Murders, violence on rise as central India battles for water

    by Shuriah Niazi, Thomson Reuters Foundation
    Thursday, 30 June 2016 10:43 BST

A village girl carries empty containers to collect drinking water near Chilla village in the Bundelkhand region of the northern Indian state of Uttar Pradesh May 5, 2008. REUTERS/Pawan Kumar

As northern and central India continue to suffer thorough severe drought and oppressive heat, police in the drought-hit Indian region of Bundelkhand and several other regions are reporting a rise in violent - and often deadly - clashes over water.

After almost 10 years of below-average rainfall and several consecutive years of drought, the region's rivers, lakes, reservoirs and wells are drying up.

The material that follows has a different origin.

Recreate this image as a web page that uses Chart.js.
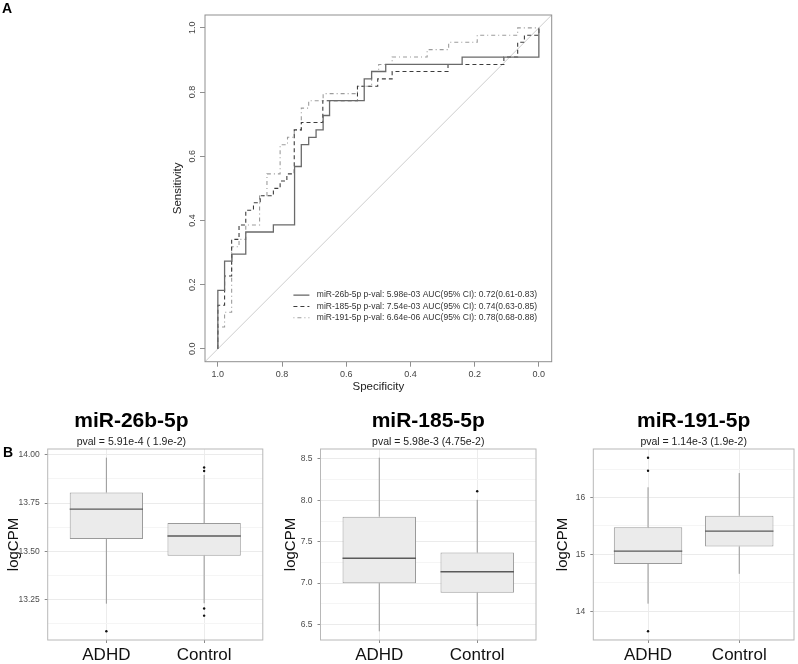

Disputes are a common problem in many places in India that face water shortages. But Indian police report that the fighting is getting more frequent and bloody. In many parts of the country, neighbours, friends and family are turning on each other, desperate to protect what little water they have left, police records suggest.

Last month, in the tribal-dominated Alirajpur district of Madhya Pradesh, 13-year-old Surmada, her brother and her uncle used a neighbour's hand-pump, without permission, to get water for the family's houseguests.

According to police, the owner of the pump and his son attacked the group with arrows. One pierced Surmada's eye, killing her.